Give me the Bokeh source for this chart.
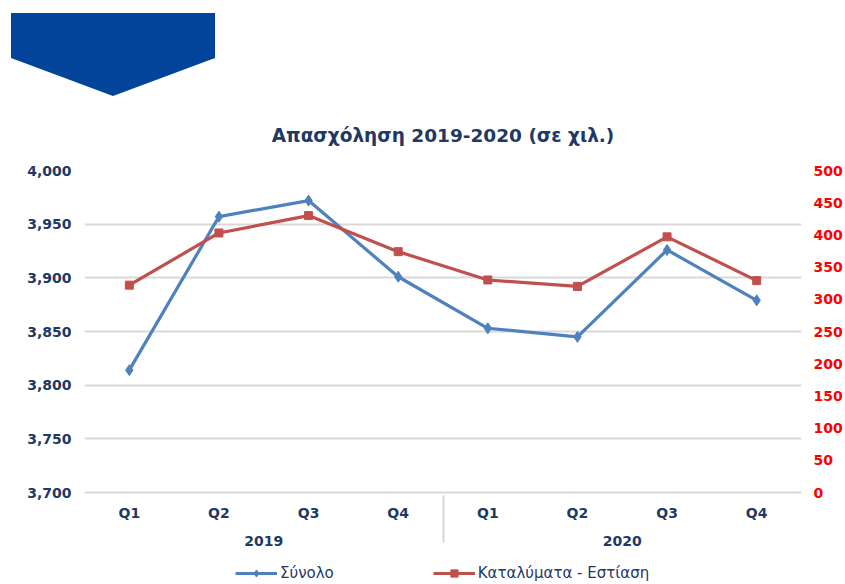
from bokeh.plotting import figure
from bokeh.layouts import column
from bokeh.models import (FactorRange, Range1d, LinearAxis, NumeralTickFormatter,
                          FixedTicker, Legend, LegendItem, Div)
from bokeh.embed import file_html
from bokeh.resources import INLINE

# ---- data ----
years = ["2019", "2020"]
quarters = ["Q1", "Q2", "Q3", "Q4"]
total = [3814, 3957, 3972, 3901, 3853, 3845, 3926, 3879]
accommodation = [322, 403, 430, 374, 330, 320, 397, 329]
left_ticks = [3700, 3750, 3800, 3850, 3900, 3950, 4000]
right_ticks = [0, 50, 100, 150, 200, 250, 300, 350, 400, 450, 500]
series_names = ["Σύνολο", "Καταλύματα - Εστίαση"]
title_text = "Απασχόληση 2019-2020 (σε χιλ.)"

factors = [(y, q) for y in years for q in quarters]

# ---- styles ----
NAVY = "#1F3864"
BLUE = "#4F81BD"
RED = "#C0504D"
GRID = "#D9D9D9"
BANNER = "#02449A"
FONT = "DejaVu Sans"
W = 845
TOP_H, MAIN_H, LEG_H = 96, 464, 24
BORDER_L, BORDER_R = 84, 42

# ---- top decorative banner (pennant shape) ----
banner = Div(
    text=(f'<div style="margin:13px 0 0 11px;width:204px;height:83px;background:{BANNER};'
          'clip-path:polygon(0 0,100% 0,100% 45px,50% 100%,0 45px);"></div>'),
    width=W, height=TOP_H, margin=0)

# ---- main chart ----
p = figure(width=W, height=MAIN_H, output_backend="svg", toolbar_location=None,
           x_range=FactorRange(*factors, range_padding=0, group_padding=0, factor_padding=0),
           y_range=Range1d(left_ticks[0], left_ticks[-1]),
           min_border_left=BORDER_L, min_border_right=BORDER_R,
           min_border_top=74, min_border_bottom=68)
p.outline_line_color = None
p.background_fill_color = "white"
p.border_fill_color = "white"

p.title.text = title_text
p.title.align = "center"
p.title.text_font = FONT
p.title.text_font_size = "18.5px"
p.title.text_font_style = "bold"
p.title.text_color = NAVY
p.title.standoff = 50

p.extra_y_ranges = {"r": Range1d(right_ticks[0], right_ticks[-1])}

ya = p.yaxis[0]
ya.ticker = FixedTicker(ticks=left_ticks)
ya.formatter = NumeralTickFormatter(format="0,0")
ya.axis_line_color = None
ya.major_tick_line_color = None
ya.minor_tick_line_color = None
ya.major_tick_out = 0
ya.major_tick_in = 0
ya.minor_tick_out = 0
ya.major_label_text_color = NAVY
ya.major_label_text_font = FONT
ya.major_label_text_font_size = "14px"
ya.major_label_text_font_style = "bold"
ya.major_label_standoff = 13

ra = LinearAxis(y_range_name="r", ticker=FixedTicker(ticks=right_ticks))
ra.axis_line_color = None
ra.major_tick_line_color = None
ra.minor_tick_line_color = None
ra.major_tick_out = 0
ra.major_tick_in = 0
ra.minor_tick_out = 0
ra.major_label_text_color = "#FF0000"
ra.major_label_text_font = FONT
ra.major_label_text_font_size = "14px"
ra.major_label_text_font_style = "bold"
ra.major_label_standoff = 12
p.add_layout(ra, "right")

xa = p.xaxis[0]
xa.axis_line_color = GRID
xa.axis_line_width = 2
xa.major_tick_line_color = None
xa.minor_tick_line_color = None
xa.major_tick_out = 0
xa.major_tick_in = 0
xa.major_label_text_color = NAVY
xa.major_label_text_font = FONT
xa.major_label_text_font_size = "14px"
xa.major_label_text_font_style = "bold"
xa.group_text_color = NAVY
xa.group_text_font = FONT
xa.group_text_font_size = "14px"
xa.group_text_font_style = "bold"
xa.separator_line_color = GRID
xa.separator_line_width = 2
xa.major_label_standoff = 12

p.xgrid.grid_line_color = None
p.ygrid.ticker = FixedTicker(ticks=left_ticks)
p.ygrid.grid_line_color = GRID
p.ygrid.grid_line_width = 2

p.line(factors, total, line_color=BLUE, line_width=3.2)
p.scatter(factors, total, marker="diamond", size=11, fill_color=BLUE, line_color=BLUE)
p.line(factors, accommodation, line_color=RED, line_width=3.2, y_range_name="r")
p.scatter(factors, accommodation, marker="square", size=8, fill_color=RED, line_color=RED,
          y_range_name="r")

# ---- legend strip (series drawn out of its visible range; only the legend shows) ----
lf = figure(width=W, height=LEG_H, output_backend="svg", toolbar_location=None,
            x_range=FactorRange(*factors, range_padding=0, group_padding=0, factor_padding=0),
            y_range=Range1d(-2, -1),
            min_border_left=BORDER_L, min_border_right=BORDER_R,
            min_border_top=0, min_border_bottom=0)
lf.axis.visible = False
lf.grid.visible = False
lf.outline_line_color = None
lf.background_fill_color = "white"
lf.border_fill_color = "white"
g1 = lf.line(factors, total, line_color=BLUE, line_width=3.2)
m1 = lf.scatter(factors, total, marker="diamond", size=11, fill_color=BLUE, line_color=BLUE)
g2 = lf.line(factors, accommodation, line_color=RED, line_width=3.2)
m2 = lf.scatter(factors, accommodation, marker="square", size=8, fill_color=RED, line_color=RED)
legend = Legend(items=[LegendItem(label=series_names[0], renderers=[g1, m1]),
                       LegendItem(label=series_names[1], renderers=[g2, m2])],
                orientation="horizontal", location=(235 - BORDER_L, 2),
                border_line_color=None, background_fill_alpha=0,
                label_text_font=FONT, label_text_font_size="15px", label_text_color=NAVY,
                glyph_width=42, glyph_height=18, label_standoff=3, spacing=99,
                padding=0, margin=0)
lf.add_layout(legend)

layout = column(banner, p, lf, spacing=0)
open("out.html", "w").write(file_html(layout, INLINE))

◆ WORK INSTRUCTIONS: Leave out the pictures and retype every line above exactly.

◆ THE ANSWER:
Give me the Bokeh source for this chart.
from bokeh.plotting import figure
from bokeh.layouts import column
from bokeh.models import (FactorRange, Range1d, LinearAxis, NumeralTickFormatter,
                          FixedTicker, Legend, LegendItem, Div)
from bokeh.embed import file_html
from bokeh.resources import INLINE

# ---- data ----
years = ["2019", "2020"]
quarters = ["Q1", "Q2", "Q3", "Q4"]
total = [3814, 3957, 3972, 3901, 3853, 3845, 3926, 3879]
accommodation = [322, 403, 430, 374, 330, 320, 397, 329]
left_ticks = [3700, 3750, 3800, 3850, 3900, 3950, 4000]
right_ticks = [0, 50, 100, 150, 200, 250, 300, 350, 400, 450, 500]
series_names = ["Σύνολο", "Καταλύματα - Εστίαση"]
title_text = "Απασχόληση 2019-2020 (σε χιλ.)"

factors = [(y, q) for y in years for q in quarters]

# ---- styles ----
NAVY = "#1F3864"
BLUE = "#4F81BD"
RED = "#C0504D"
GRID = "#D9D9D9"
BANNER = "#02449A"
FONT = "DejaVu Sans"
W = 845
TOP_H, MAIN_H, LEG_H = 96, 464, 24
BORDER_L, BORDER_R = 84, 42

# ---- top decorative banner (pennant shape) ----
banner = Div(
    text=(f'<div style="margin:13px 0 0 11px;width:204px;height:83px;background:{BANNER};'
          'clip-path:polygon(0 0,100% 0,100% 45px,50% 100%,0 45px);"></div>'),
    width=W, height=TOP_H, margin=0)

# ---- main chart ----
p = figure(width=W, height=MAIN_H, output_backend="svg", toolbar_location=None,
           x_range=FactorRange(*factors, range_padding=0, group_padding=0, factor_padding=0),
           y_range=Range1d(left_ticks[0], left_ticks[-1]),
           min_border_left=BORDER_L, min_border_right=BORDER_R,
           min_border_top=74, min_border_bottom=68)
p.outline_line_color = None
p.background_fill_color = "white"
p.border_fill_color = "white"

p.title.text = title_text
p.title.align = "center"
p.title.text_font = FONT
p.title.text_font_size = "18.5px"
p.title.text_font_style = "bold"
p.title.text_color = NAVY
p.title.standoff = 50

p.extra_y_ranges = {"r": Range1d(right_ticks[0], right_ticks[-1])}

ya = p.yaxis[0]
ya.ticker = FixedTicker(ticks=left_ticks)
ya.formatter = NumeralTickFormatter(format="0,0")
ya.axis_line_color = None
ya.major_tick_line_color = None
ya.minor_tick_line_color = None
ya.major_tick_out = 0
ya.major_tick_in = 0
ya.minor_tick_out = 0
ya.major_label_text_color = NAVY
ya.major_label_text_font = FONT
ya.major_label_text_font_size = "14px"
ya.major_label_text_font_style = "bold"
ya.major_label_standoff = 13

ra = LinearAxis(y_range_name="r", ticker=FixedTicker(ticks=right_ticks))
ra.axis_line_color = None
ra.major_tick_line_color = None
ra.minor_tick_line_color = None
ra.major_tick_out = 0
ra.major_tick_in = 0
ra.minor_tick_out = 0
ra.major_label_text_color = "#FF0000"
ra.major_label_text_font = FONT
ra.major_label_text_font_size = "14px"
ra.major_label_text_font_style = "bold"
ra.major_label_standoff = 12
p.add_layout(ra, "right")

xa = p.xaxis[0]
xa.axis_line_color = GRID
xa.axis_line_width = 2
xa.major_tick_line_color = None
xa.minor_tick_line_color = None
xa.major_tick_out = 0
xa.major_tick_in = 0
xa.major_label_text_color = NAVY
xa.major_label_text_font = FONT
xa.major_label_text_font_size = "14px"
xa.major_label_text_font_style = "bold"
xa.group_text_color = NAVY
xa.group_text_font = FONT
xa.group_text_font_size = "14px"
xa.group_text_font_style = "bold"
xa.separator_line_color = GRID
xa.separator_line_width = 2
xa.major_label_standoff = 12

p.xgrid.grid_line_color = None
p.ygrid.ticker = FixedTicker(ticks=left_ticks)
p.ygrid.grid_line_color = GRID
p.ygrid.grid_line_width = 2

p.line(factors, total, line_color=BLUE, line_width=3.2)
p.scatter(factors, total, marker="diamond", size=11, fill_color=BLUE, line_color=BLUE)
p.line(factors, accommodation, line_color=RED, line_width=3.2, y_range_name="r")
p.scatter(factors, accommodation, marker="square", size=8, fill_color=RED, line_color=RED,
          y_range_name="r")

# ---- legend strip (series drawn out of its visible range; only the legend shows) ----
lf = figure(width=W, height=LEG_H, output_backend="svg", toolbar_location=None,
            x_range=FactorRange(*factors, range_padding=0, group_padding=0, factor_padding=0),
            y_range=Range1d(-2, -1),
            min_border_left=BORDER_L, min_border_right=BORDER_R,
            min_border_top=0, min_border_bottom=0)
lf.axis.visible = False
lf.grid.visible = False
lf.outline_line_color = None
lf.background_fill_color = "white"
lf.border_fill_color = "white"
g1 = lf.line(factors, total, line_color=BLUE, line_width=3.2)
m1 = lf.scatter(factors, total, marker="diamond", size=11, fill_color=BLUE, line_color=BLUE)
g2 = lf.line(factors, accommodation, line_color=RED, line_width=3.2)
m2 = lf.scatter(factors, accommodation, marker="square", size=8, fill_color=RED, line_color=RED)
legend = Legend(items=[LegendItem(label=series_names[0], renderers=[g1, m1]),
                       LegendItem(label=series_names[1], renderers=[g2, m2])],
                orientation="horizontal", location=(235 - BORDER_L, 2),
                border_line_color=None, background_fill_alpha=0,
                label_text_font=FONT, label_text_font_size="15px", label_text_color=NAVY,
                glyph_width=42, glyph_height=18, label_standoff=3, spacing=99,
                padding=0, margin=0)
lf.add_layout(legend)

layout = column(banner, p, lf, spacing=0)
open("out.html", "w").write(file_html(layout, INLINE))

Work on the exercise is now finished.